Mathews and Kaye Reifers, "The Computer in Cartoons: A Retrospective 
from the Saturday Review", Communications of the ACM 27.11 (1984): 1114-9.

These are gems because they help make a history from a catalogue of 
activities and achievements. All the stuff turned up serves as a 
reminder of how much we have forgotten. The gems (yes, including the 
comic books, wacko rants, hype and techno-enthusiasms some now would 
wish permanently forgotten) are gems because they speak to the rounded 
humanity of computing humanists now old, very old or dead who did more 
than prepare concordances for print or whatever else. They’re gems 
because they give us clues as to why certain things happened and others 
did not. They speak to the silences in the historical record. They 
illumine certain odd statements here and there. And they eventually, I 
hope, will amount to a “history of the present”, as Foucault said, i.e. 
a history that speaks to and helps us out with our current predicaments.

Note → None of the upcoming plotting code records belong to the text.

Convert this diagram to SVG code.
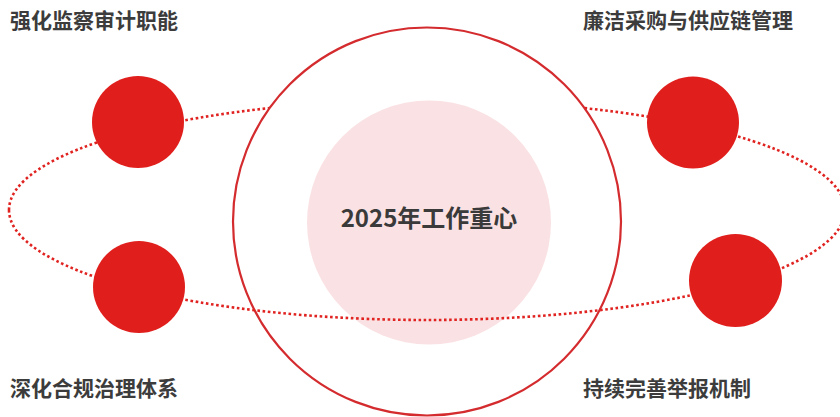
<svg xmlns="http://www.w3.org/2000/svg" width="840" height="417" viewBox="0 0 840 417">
<style>
.lbl{font-family:"Noto Sans CJK SC","Noto Sans",sans-serif;font-weight:700;font-size:21px;fill:#3c3c3c}
.orbit{fill:none;stroke:#e02320;stroke-width:2.6;stroke-dasharray:2.6 2.6}
.dot{fill:#e01f1d}
</style>
<rect width="840" height="417" fill="#ffffff"/>
<g id="connectors">
<path class="orbit" d="M 9 210 A 418 110 0 0 1 845 210"/>
</g>
<g id="core">
<circle cx="427" cy="221.5" r="194" fill="#ffffff" stroke="#d42b2e" stroke-width="2.2"/>
<circle cx="429" cy="222.5" r="122" fill="#fae2e4"/>
<text x="429" y="227" text-anchor="middle" style="font-family:'Noto Sans CJK SC','Noto Sans',sans-serif;font-weight:700;font-size:24px;fill:#3a3a3a">2025年工作重心</text>
</g>
<g id="connectors-front">
<path class="orbit" d="M 9 210 A 418 110 0 0 0 845 210"/>
</g>
<g id="node-tl">
<circle class="dot" cx="138" cy="122" r="46"/>
<text class="lbl" x="10" y="28">强化监察审计职能</text>
</g>
<g id="node-tr">
<circle class="dot" cx="693" cy="122.5" r="46"/>
<text class="lbl" x="583" y="28">廉洁采购与供应链管理</text>
</g>
<g id="node-bl">
<circle class="dot" cx="139" cy="287" r="46"/>
<text class="lbl" x="10" y="396">深化合规治理体系</text>
</g>
<g id="node-br">
<circle class="dot" cx="735.5" cy="280.5" r="46.5"/>
<text class="lbl" x="583" y="396">持续完善举报机制</text>
</g>
</svg>
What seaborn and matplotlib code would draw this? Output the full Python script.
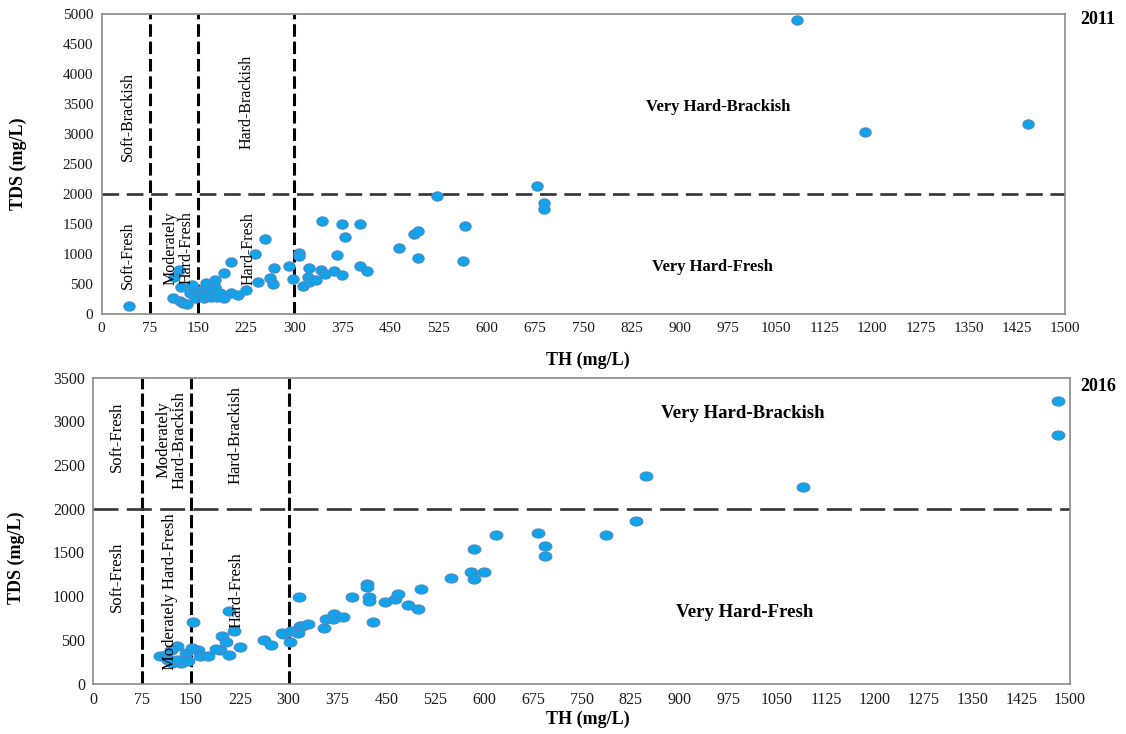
import numpy as np
import pandas as pd
import matplotlib
matplotlib.use("Agg")
import matplotlib.pyplot as plt
from matplotlib.path import Path
import seaborn as sns

# ---------------- data ----------------
th_2011 = [42, 111, 112, 121, 122, 124, 127, 133, 137, 140, 146, 153, 155, 160, 163, 163,
           170, 171, 176, 176, 179, 184, 191, 191, 202, 202, 213, 224, 238, 243, 254, 262,
           267, 268, 292, 298, 308, 308, 314, 322, 323, 323, 333, 343, 342, 347, 362, 367,
           374, 379, 374, 403, 403, 413, 463, 487, 493, 493, 522, 565, 563, 678, 688, 688,
           1083, 1188, 1443]
tds_2011 = [133, 262, 617, 733, 222, 450, 180, 167, 350, 483, 267, 400, 330, 267, 512, 317,
            420, 278, 450, 567, 290, 350, 678, 262, 867, 350, 317, 400, 1000, 540, 1250, 595,
            500, 765, 800, 590, 1022, 970, 467, 622, 762, 538, 567, 1555, 733, 662, 717, 983,
            1495, 1278, 650, 1495, 800, 717, 1095, 1333, 1388, 928, 1967, 1467, 883, 2139, 1845, 1750,
            4900, 3033, 3167]

th_2016 = [103, 111, 114, 121, 129, 119, 134, 142, 142, 146, 153, 160, 152, 164, 176, 195,
           188, 198, 203, 208, 209, 216, 225, 129, 262, 273, 291, 302, 290, 303, 314, 316,
           318, 321, 329, 354, 358, 368, 369, 384, 398, 420, 420, 424, 424, 429, 448, 464,
           468, 483, 498, 503, 549, 580, 585, 585, 600, 618, 683, 694, 694, 788, 834, 849,
           1090, 1481, 1481]
tds_2016 = [320, 331, 274, 236, 427, 389, 236, 350, 274, 255, 705, 389, 408, 312, 312, 389,
            397, 541, 476, 331, 834, 598, 415, 274, 503, 446, 571, 475, 579, 598, 579, 986,
            655, 655, 682, 636, 743, 743, 800, 762, 987, 1143, 1105, 987, 950, 701, 930, 971,
            1029, 903, 853, 1082, 1211, 1277, 1196, 1543, 1277, 1695, 1722, 1569, 1455, 1695, 1863, 2377,
            2251, 3234, 2846]

df11 = pd.DataFrame({"TH": th_2011, "TDS": tds_2011})
df16 = pd.DataFrame({"TH": th_2016, "TDS": tds_2016})

x_ticks = list(range(0, 1501, 75))
y_ticks_2011 = list(range(0, 5001, 500))
y_ticks_2016 = list(range(0, 3501, 500))
th_limits = [75, 150, 300]
tds_limit = 2000

# ---------------- style ----------------
sns.set_style("white")
plt.rcParams["font.family"] = ["Liberation Serif", "DejaVu Serif"]
plt.rcParams["lines.scale_dashes"] = False
plt.rcParams["text.color"] = "black"
plt.rcParams["axes.labelcolor"] = "black"

fill = "#10A4EA"
edge = "#4A88C8"

def ellipse(ratio):
    t = np.linspace(0, 2 * np.pi, 60)
    v = np.c_[ratio * np.cos(t), np.sin(t)]
    return Path(v, closed=True)

fig = plt.figure(figsize=(11.26, 7.34), dpi=100)
ax1 = fig.add_axes([0.0903, 0.5722, 0.8555, 0.4087])
ax2 = fig.add_axes([0.0829, 0.0688, 0.8674, 0.4166])

sns.scatterplot(data=df11, x="TH", y="TDS", ax=ax1, marker=ellipse(1.22), s=66,
                color=fill, edgecolor=edge, linewidth=0.8, zorder=3)
sns.scatterplot(data=df16, x="TH", y="TDS", ax=ax2, marker=ellipse(1.4), s=84,
                color=fill, edgecolor=edge, linewidth=0.8, zorder=3)

for ax, ymax, yt, tfs in [(ax1, 5000, y_ticks_2011, 11), (ax2, 3500, y_ticks_2016, 11.5)]:
    ax.set_xlim(0, 1500)
    ax.set_ylim(0, ymax)
    ax.set_xticks(x_ticks)
    ax.set_yticks(yt)
    ax.tick_params(direction="in", length=4, width=0.8, color="#555555",
                   labelsize=tfs, labelcolor="#1a1a1a", pad=6)
    for sp in ax.spines.values():
        sp.set_visible(True)
        sp.set_color("#8a8a8a")
        sp.set_linewidth(1.2)
    ax.set_xlabel("TH (mg/L)", fontsize=13, fontweight="bold", color="black")
    ax.set_ylabel("TDS (mg/L)", fontsize=13, fontweight="bold", color="black")

ax1.xaxis.set_label_coords(0.505, -0.125)
ax1.yaxis.set_label_coords(-0.078, 0.5)
ax2.xaxis.set_label_coords(0.506, -0.09)
ax2.yaxis.set_label_coords(-0.07, 0.41)

# dashed class boundaries
for xv in th_limits:
    ax1.axvline(xv, color="black", lw=2.2, dashes=(9, 3.5), zorder=2)
    ax2.axvline(xv, color="black", lw=2.2, dashes=(9.5, 3), zorder=2)
ax1.axhline(tds_limit, color="#333333", lw=1.9, dashes=(12, 5.5), zorder=2)
ax2.axhline(tds_limit, color="#333333", lw=1.9, dashes=(18, 6), zorder=2)

# region labels - 2011
vk = dict(rotation=90, ha="center", va="center", fontsize=11.5, multialignment="center",
          color="black")
ax1.text(41, 3300, "Soft-Brackish", **vk)
ax1.text(226, 3533, "Hard-Brackish", **vk)
ax1.text(41, 983, "Soft-Fresh", **vk)
ax1.text(120, 1100, "Moderately\nHard-Fresh", linespacing=1.0, **vk)
ax1.text(228, 1083, "Hard-Fresh", **vk)
ax1.text(960, 3450, "Very Hard-Brackish", ha="center", va="center", fontsize=12,
         fontweight="bold", color="black")
ax1.text(951, 783, "Very Hard-Fresh", ha="center", va="center", fontsize=12,
         fontweight="bold", color="black")

# region labels - 2016
vk2 = dict(rotation=90, ha="center", va="center", fontsize=12, multialignment="center",
           color="black")
ax2.text(36, 2820, "Soft-Fresh", **vk2)
ax2.text(120, 2786, "Moderately\nHard-Brackish", linespacing=1.0, **vk2)
ax2.text(218, 2843, "Hard-Brackish", **vk2)
ax2.text(36, 1218, "Soft-Fresh", **vk2)
ax2.text(118, 1047, "Moderately Hard-Fresh", **vk2)
ax2.text(220, 1070, "Hard-Fresh", **vk2)
ax2.text(998, 3095, "Very Hard-Brackish", ha="center", va="center", fontsize=13.5,
         fontweight="bold", color="black")
ax2.text(1001, 807, "Very Hard-Fresh", ha="center", va="center", fontsize=13.5,
         fontweight="bold", color="black")

fig.text(0.975, 0.973, "2011", ha="center", va="center", fontsize=13, fontweight="bold",
         color="black")
fig.text(0.975, 0.474, "2016", ha="center", va="center", fontsize=13, fontweight="bold",
         color="black")

fig.savefig("out.png", dpi=100, facecolor="white")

Marvin Minsky said somewhere that science doesn’t need history – it just 
forges ahead. He’s a mischievous imp, and a very bright one. But Thomas 
Kuhn is, I think, more important for us at this point, esp in showing us 
what a difference an historical view of progressive disciplines can do 
for them.

Before blowing out the candles, make a wish!

Yours, with best wishes,

Willard McCarty, Professor of Humanities Computing,
King's College London, staff.cch.kcl.ac.uk/~wmccarty/;
Editor, Humanist, www.digitalhumanities.org/humanist;
Interdisciplinary Science Reviews, www.isr-journal.org.